§ **What to produce**: From the entries that follow, reproduce exactly and only the lines from the line with "Convert this chart to Altair code." to the line with "-2.53, -2.36, 0.18]", endpoints included.

--- start of Records to use ---

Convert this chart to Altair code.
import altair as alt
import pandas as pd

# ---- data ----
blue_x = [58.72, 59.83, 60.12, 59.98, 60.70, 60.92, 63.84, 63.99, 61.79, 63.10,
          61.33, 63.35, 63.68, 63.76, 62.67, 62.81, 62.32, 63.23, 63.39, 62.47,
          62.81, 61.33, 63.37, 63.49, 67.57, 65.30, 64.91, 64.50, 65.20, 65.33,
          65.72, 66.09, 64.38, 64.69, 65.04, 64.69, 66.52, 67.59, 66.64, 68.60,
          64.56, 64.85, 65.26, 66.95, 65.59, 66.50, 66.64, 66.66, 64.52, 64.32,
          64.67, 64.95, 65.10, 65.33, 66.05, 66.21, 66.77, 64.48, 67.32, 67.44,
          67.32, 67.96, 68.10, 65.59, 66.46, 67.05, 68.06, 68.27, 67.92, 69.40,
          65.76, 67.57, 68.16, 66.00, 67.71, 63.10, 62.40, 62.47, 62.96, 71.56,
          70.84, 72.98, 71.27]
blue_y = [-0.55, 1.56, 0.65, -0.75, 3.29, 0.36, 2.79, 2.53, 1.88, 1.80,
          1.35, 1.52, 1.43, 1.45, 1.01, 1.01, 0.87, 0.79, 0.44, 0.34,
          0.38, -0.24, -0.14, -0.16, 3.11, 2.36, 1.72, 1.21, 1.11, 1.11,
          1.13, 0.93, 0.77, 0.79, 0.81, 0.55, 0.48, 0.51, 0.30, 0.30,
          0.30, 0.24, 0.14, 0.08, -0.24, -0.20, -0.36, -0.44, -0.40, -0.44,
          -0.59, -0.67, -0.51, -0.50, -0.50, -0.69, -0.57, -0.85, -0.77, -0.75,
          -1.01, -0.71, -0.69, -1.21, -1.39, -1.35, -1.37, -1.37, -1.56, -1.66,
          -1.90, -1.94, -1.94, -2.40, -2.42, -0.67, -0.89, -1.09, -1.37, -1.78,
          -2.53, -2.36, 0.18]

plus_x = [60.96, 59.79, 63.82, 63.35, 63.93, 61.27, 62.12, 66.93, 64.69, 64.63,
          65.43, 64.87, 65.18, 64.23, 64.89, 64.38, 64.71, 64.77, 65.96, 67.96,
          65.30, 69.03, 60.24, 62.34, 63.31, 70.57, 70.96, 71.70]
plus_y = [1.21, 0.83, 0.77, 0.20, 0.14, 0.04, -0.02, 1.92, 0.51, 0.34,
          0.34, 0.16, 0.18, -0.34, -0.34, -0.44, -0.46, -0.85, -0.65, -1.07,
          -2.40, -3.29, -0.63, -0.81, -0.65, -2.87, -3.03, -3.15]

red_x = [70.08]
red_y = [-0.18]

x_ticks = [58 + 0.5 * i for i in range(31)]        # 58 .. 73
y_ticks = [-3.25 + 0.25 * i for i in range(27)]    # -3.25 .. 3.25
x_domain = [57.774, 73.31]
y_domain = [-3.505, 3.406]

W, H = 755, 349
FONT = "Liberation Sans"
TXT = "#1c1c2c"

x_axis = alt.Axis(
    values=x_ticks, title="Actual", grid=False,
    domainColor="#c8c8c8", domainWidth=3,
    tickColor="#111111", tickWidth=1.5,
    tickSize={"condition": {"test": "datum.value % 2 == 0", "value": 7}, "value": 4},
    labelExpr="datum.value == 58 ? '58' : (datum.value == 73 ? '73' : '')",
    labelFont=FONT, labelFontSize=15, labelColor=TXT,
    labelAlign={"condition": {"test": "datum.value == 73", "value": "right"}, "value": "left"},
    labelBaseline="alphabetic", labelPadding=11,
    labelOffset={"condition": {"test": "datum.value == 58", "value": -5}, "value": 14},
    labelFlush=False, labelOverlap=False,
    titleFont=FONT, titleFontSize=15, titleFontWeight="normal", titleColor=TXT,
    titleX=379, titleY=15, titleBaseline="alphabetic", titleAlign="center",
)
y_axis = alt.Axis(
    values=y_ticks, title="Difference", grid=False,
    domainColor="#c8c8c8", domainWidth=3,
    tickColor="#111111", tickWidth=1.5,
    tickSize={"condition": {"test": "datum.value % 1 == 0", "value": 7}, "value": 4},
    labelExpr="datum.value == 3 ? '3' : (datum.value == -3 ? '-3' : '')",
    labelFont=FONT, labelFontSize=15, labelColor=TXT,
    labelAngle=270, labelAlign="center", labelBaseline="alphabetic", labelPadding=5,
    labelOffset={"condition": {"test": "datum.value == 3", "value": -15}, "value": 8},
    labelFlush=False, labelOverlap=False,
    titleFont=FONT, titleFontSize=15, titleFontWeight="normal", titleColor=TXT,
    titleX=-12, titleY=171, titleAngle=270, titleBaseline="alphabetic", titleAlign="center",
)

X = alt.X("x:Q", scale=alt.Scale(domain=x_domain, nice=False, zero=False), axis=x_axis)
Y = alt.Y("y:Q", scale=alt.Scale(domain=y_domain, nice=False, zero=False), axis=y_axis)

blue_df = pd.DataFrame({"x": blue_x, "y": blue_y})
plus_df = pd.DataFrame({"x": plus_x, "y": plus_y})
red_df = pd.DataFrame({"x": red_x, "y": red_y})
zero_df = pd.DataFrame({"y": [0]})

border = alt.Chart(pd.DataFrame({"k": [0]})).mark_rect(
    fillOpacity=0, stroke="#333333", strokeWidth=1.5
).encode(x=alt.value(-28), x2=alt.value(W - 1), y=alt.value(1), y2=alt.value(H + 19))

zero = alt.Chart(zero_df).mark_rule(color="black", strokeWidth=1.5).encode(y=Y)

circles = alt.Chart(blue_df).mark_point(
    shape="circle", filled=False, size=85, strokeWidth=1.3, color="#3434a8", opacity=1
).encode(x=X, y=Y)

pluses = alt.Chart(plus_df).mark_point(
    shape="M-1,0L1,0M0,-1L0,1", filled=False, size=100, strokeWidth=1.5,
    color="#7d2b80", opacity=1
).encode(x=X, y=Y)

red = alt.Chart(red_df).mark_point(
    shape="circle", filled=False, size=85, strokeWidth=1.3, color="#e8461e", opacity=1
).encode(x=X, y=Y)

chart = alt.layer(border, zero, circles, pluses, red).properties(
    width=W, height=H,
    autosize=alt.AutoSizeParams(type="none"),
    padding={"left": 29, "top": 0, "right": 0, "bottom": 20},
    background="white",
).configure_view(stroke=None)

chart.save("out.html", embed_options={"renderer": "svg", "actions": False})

--- end of Records to use ---
--- start of Records to use ---

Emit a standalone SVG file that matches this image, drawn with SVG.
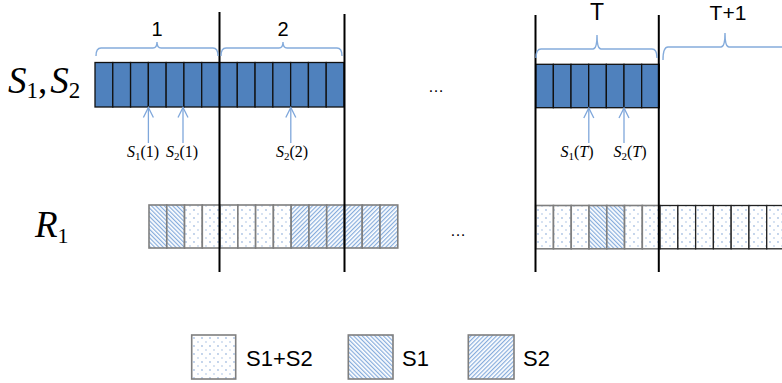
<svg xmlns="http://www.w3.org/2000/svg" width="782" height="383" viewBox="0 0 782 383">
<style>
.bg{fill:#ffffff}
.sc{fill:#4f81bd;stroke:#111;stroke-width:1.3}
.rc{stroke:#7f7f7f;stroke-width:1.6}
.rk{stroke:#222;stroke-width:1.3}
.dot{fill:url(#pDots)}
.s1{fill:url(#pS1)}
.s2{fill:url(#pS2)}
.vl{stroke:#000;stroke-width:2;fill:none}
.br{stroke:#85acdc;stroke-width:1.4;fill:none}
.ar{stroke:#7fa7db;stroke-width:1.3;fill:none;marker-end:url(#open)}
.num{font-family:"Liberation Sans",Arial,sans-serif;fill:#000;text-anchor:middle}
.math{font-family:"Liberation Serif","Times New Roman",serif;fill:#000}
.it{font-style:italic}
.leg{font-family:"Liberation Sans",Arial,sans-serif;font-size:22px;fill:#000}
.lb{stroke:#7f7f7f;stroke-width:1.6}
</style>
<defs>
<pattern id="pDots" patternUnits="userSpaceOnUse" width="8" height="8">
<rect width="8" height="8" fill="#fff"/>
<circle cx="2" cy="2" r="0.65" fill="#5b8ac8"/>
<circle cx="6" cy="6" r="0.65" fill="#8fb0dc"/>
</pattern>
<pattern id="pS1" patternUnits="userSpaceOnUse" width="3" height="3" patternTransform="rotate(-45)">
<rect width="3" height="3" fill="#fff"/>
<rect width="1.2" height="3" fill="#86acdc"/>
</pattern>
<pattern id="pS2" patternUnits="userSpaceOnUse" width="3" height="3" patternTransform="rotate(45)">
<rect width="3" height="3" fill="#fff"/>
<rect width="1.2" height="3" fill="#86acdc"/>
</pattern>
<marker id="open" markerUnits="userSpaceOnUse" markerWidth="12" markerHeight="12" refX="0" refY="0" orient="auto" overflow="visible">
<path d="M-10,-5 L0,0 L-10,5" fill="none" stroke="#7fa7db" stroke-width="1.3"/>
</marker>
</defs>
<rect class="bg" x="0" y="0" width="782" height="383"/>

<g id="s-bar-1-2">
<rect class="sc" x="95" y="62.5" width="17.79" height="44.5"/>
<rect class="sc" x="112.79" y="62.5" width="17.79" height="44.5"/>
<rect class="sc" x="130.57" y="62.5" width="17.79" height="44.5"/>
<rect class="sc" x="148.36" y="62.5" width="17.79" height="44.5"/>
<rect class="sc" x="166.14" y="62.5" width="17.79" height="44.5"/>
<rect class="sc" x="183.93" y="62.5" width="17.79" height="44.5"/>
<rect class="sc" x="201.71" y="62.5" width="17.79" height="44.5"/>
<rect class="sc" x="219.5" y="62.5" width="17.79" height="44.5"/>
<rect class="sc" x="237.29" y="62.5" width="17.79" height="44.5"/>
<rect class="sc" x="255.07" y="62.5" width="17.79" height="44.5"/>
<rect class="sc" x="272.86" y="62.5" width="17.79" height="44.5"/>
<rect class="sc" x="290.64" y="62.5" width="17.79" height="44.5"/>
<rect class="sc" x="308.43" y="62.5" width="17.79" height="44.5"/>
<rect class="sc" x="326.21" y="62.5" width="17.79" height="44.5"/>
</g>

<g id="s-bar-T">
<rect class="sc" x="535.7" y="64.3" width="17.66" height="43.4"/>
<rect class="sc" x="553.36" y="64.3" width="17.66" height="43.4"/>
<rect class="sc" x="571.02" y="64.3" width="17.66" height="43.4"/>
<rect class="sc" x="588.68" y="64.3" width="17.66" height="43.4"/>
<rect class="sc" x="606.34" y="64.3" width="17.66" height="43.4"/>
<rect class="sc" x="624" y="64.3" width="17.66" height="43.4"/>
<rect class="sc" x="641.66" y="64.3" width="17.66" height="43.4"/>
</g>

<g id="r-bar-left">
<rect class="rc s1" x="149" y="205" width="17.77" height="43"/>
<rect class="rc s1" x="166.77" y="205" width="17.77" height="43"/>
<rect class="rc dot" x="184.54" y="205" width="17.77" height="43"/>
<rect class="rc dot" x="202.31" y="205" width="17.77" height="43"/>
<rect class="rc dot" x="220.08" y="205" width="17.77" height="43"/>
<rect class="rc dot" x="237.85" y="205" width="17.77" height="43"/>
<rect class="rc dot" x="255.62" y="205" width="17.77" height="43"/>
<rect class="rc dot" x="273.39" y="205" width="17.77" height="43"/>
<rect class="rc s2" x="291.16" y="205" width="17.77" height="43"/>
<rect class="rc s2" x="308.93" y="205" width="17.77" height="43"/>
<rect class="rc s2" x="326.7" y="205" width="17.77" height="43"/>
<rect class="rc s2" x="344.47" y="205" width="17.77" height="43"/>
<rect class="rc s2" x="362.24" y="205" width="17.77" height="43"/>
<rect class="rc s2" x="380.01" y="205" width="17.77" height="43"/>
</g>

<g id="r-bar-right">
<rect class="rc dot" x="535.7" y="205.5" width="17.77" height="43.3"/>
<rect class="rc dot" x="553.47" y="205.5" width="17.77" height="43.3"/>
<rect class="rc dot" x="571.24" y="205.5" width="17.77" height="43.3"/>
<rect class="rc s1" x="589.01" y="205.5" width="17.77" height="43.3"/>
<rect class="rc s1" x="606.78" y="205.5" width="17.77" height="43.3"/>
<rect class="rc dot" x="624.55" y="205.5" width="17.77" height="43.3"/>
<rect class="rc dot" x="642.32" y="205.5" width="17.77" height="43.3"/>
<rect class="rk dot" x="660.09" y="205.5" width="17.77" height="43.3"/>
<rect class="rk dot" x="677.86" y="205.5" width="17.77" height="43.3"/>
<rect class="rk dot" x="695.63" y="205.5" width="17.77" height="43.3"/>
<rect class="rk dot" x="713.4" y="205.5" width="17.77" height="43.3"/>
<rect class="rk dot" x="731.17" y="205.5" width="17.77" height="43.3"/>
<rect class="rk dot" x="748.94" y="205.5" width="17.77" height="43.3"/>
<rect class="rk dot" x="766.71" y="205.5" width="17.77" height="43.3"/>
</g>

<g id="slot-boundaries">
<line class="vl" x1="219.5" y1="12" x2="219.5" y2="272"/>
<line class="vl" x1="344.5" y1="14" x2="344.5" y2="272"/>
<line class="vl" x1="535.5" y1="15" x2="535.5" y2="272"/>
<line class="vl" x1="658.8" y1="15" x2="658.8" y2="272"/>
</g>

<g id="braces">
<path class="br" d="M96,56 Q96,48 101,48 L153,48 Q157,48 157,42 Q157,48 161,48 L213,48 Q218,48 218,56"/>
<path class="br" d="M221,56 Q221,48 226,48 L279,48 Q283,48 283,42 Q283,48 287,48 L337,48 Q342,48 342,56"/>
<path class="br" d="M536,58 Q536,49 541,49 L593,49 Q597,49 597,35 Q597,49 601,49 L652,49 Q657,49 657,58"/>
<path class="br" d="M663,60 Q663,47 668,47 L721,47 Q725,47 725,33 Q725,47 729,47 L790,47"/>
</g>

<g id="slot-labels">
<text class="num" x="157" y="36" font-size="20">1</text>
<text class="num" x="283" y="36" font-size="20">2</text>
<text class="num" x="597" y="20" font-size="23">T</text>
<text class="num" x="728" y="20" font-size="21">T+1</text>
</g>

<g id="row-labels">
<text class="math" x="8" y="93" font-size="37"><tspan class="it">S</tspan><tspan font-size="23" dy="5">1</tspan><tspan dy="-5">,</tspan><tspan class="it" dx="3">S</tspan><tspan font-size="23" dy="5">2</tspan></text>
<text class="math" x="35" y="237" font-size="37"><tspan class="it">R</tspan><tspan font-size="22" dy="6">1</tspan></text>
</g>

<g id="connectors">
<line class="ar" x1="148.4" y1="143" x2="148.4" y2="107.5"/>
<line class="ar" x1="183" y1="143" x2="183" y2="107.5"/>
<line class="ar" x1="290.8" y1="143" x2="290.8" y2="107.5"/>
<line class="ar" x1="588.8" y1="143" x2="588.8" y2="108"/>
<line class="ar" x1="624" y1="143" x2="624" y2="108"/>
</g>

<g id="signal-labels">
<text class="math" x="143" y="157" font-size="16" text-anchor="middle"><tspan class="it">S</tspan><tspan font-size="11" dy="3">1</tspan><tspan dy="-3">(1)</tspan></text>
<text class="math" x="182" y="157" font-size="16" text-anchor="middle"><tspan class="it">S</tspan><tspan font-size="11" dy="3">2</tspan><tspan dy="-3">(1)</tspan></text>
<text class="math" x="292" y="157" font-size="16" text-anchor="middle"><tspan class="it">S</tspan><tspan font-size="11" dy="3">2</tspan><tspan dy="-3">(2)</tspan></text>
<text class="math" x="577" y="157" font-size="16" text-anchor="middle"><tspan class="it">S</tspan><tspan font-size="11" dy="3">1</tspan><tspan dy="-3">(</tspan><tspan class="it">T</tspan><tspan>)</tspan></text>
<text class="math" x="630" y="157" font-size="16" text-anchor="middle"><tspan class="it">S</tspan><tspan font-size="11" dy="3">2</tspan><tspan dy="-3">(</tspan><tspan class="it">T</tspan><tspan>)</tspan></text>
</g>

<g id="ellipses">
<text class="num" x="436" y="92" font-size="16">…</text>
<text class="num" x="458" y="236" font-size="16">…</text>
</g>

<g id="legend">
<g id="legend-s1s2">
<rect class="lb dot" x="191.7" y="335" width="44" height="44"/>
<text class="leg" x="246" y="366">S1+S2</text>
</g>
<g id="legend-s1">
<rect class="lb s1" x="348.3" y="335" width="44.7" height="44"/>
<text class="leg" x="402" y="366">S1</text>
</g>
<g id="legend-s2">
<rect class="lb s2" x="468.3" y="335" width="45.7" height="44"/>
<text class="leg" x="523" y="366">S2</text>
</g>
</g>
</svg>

--- end of Records to use ---
--- start of Records to use ---

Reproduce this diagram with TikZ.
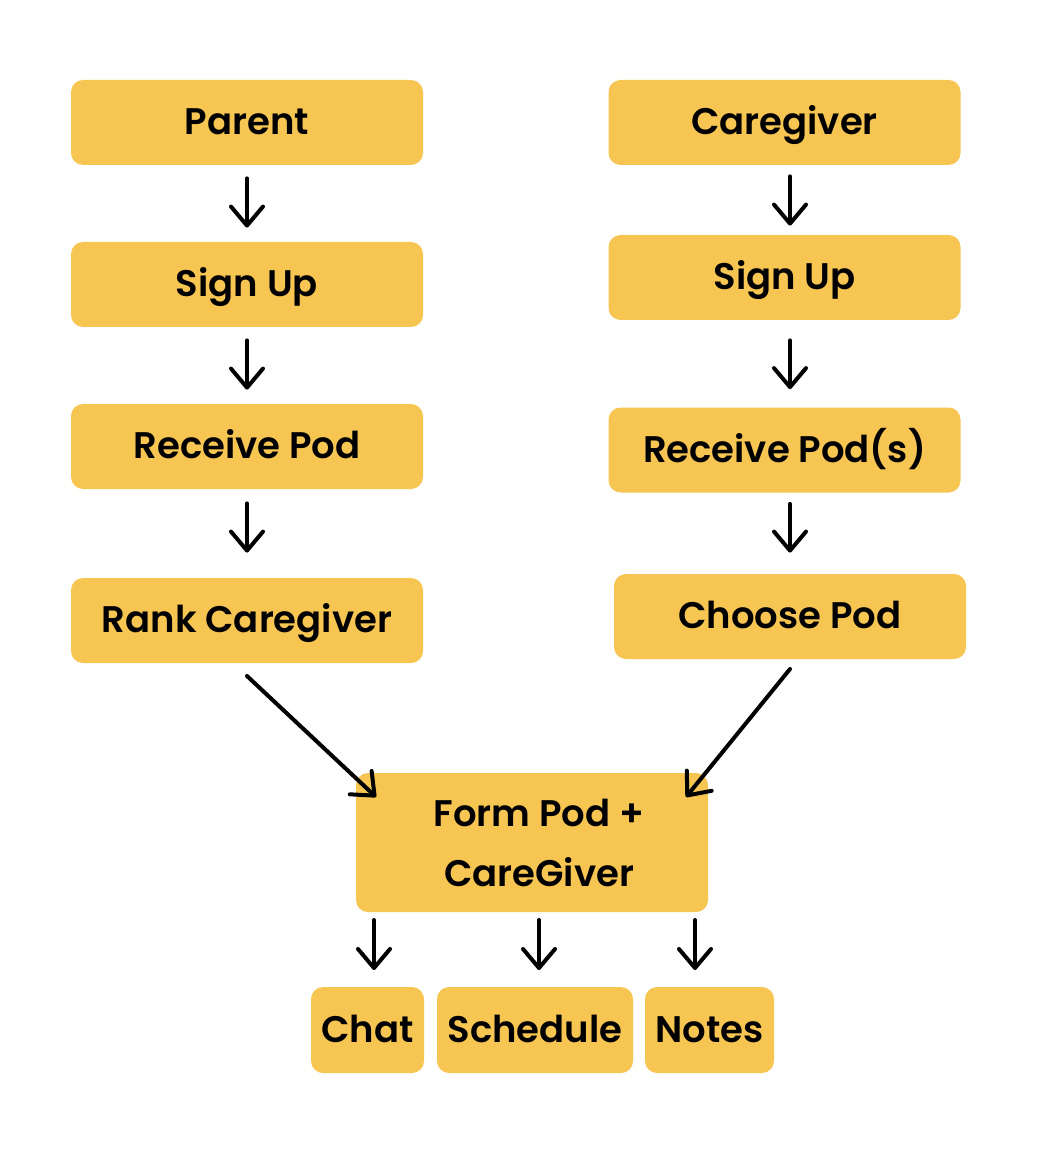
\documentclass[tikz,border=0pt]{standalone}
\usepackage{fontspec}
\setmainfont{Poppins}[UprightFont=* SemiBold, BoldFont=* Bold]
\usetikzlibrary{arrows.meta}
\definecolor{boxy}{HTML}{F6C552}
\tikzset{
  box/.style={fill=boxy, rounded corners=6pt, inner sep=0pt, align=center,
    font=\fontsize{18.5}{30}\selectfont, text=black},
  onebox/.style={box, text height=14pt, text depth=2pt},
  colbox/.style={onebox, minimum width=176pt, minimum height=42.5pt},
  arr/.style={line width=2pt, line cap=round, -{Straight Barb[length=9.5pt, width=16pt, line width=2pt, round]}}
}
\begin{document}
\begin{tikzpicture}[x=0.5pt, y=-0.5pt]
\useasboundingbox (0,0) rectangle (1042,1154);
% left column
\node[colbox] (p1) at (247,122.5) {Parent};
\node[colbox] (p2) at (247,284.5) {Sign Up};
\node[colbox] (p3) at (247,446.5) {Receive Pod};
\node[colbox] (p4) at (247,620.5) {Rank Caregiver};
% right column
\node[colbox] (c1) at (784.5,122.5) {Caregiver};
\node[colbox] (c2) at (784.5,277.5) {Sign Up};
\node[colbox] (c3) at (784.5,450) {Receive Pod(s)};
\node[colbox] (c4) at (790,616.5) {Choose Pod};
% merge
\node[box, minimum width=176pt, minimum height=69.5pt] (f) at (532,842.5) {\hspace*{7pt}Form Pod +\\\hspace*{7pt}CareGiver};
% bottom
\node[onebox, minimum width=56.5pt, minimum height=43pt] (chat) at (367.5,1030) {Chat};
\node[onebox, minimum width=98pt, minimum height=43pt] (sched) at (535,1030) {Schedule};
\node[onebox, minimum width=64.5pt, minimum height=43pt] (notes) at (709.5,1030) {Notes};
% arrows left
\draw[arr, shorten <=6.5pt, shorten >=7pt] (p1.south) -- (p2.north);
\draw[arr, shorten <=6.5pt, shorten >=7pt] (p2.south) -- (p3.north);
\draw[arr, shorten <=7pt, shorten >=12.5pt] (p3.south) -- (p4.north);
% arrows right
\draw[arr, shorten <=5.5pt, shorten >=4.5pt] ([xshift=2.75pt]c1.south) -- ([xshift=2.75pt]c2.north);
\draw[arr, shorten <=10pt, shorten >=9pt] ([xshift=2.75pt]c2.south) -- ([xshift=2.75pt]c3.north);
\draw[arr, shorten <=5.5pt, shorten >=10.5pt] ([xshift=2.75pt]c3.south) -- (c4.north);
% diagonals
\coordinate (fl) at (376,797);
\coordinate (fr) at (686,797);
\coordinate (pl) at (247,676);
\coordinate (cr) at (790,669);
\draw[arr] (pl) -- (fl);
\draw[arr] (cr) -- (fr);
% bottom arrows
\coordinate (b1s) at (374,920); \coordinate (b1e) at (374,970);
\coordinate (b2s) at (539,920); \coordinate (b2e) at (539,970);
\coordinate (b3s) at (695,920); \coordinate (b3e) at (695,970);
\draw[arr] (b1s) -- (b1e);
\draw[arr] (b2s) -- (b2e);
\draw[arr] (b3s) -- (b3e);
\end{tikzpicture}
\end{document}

--- end of Records to use ---

§ **In response**:
Convert this chart to Altair code.
import altair as alt
import pandas as pd

# ---- data ----
blue_x = [58.72, 59.83, 60.12, 59.98, 60.70, 60.92, 63.84, 63.99, 61.79, 63.10,
          61.33, 63.35, 63.68, 63.76, 62.67, 62.81, 62.32, 63.23, 63.39, 62.47,
          62.81, 61.33, 63.37, 63.49, 67.57, 65.30, 64.91, 64.50, 65.20, 65.33,
          65.72, 66.09, 64.38, 64.69, 65.04, 64.69, 66.52, 67.59, 66.64, 68.60,
          64.56, 64.85, 65.26, 66.95, 65.59, 66.50, 66.64, 66.66, 64.52, 64.32,
          64.67, 64.95, 65.10, 65.33, 66.05, 66.21, 66.77, 64.48, 67.32, 67.44,
          67.32, 67.96, 68.10, 65.59, 66.46, 67.05, 68.06, 68.27, 67.92, 69.40,
          65.76, 67.57, 68.16, 66.00, 67.71, 63.10, 62.40, 62.47, 62.96, 71.56,
          70.84, 72.98, 71.27]
blue_y = [-0.55, 1.56, 0.65, -0.75, 3.29, 0.36, 2.79, 2.53, 1.88, 1.80,
          1.35, 1.52, 1.43, 1.45, 1.01, 1.01, 0.87, 0.79, 0.44, 0.34,
          0.38, -0.24, -0.14, -0.16, 3.11, 2.36, 1.72, 1.21, 1.11, 1.11,
          1.13, 0.93, 0.77, 0.79, 0.81, 0.55, 0.48, 0.51, 0.30, 0.30,
          0.30, 0.24, 0.14, 0.08, -0.24, -0.20, -0.36, -0.44, -0.40, -0.44,
          -0.59, -0.67, -0.51, -0.50, -0.50, -0.69, -0.57, -0.85, -0.77, -0.75,
          -1.01, -0.71, -0.69, -1.21, -1.39, -1.35, -1.37, -1.37, -1.56, -1.66,
          -1.90, -1.94, -1.94, -2.40, -2.42, -0.67, -0.89, -1.09, -1.37, -1.78,
          -2.53, -2.36, 0.18]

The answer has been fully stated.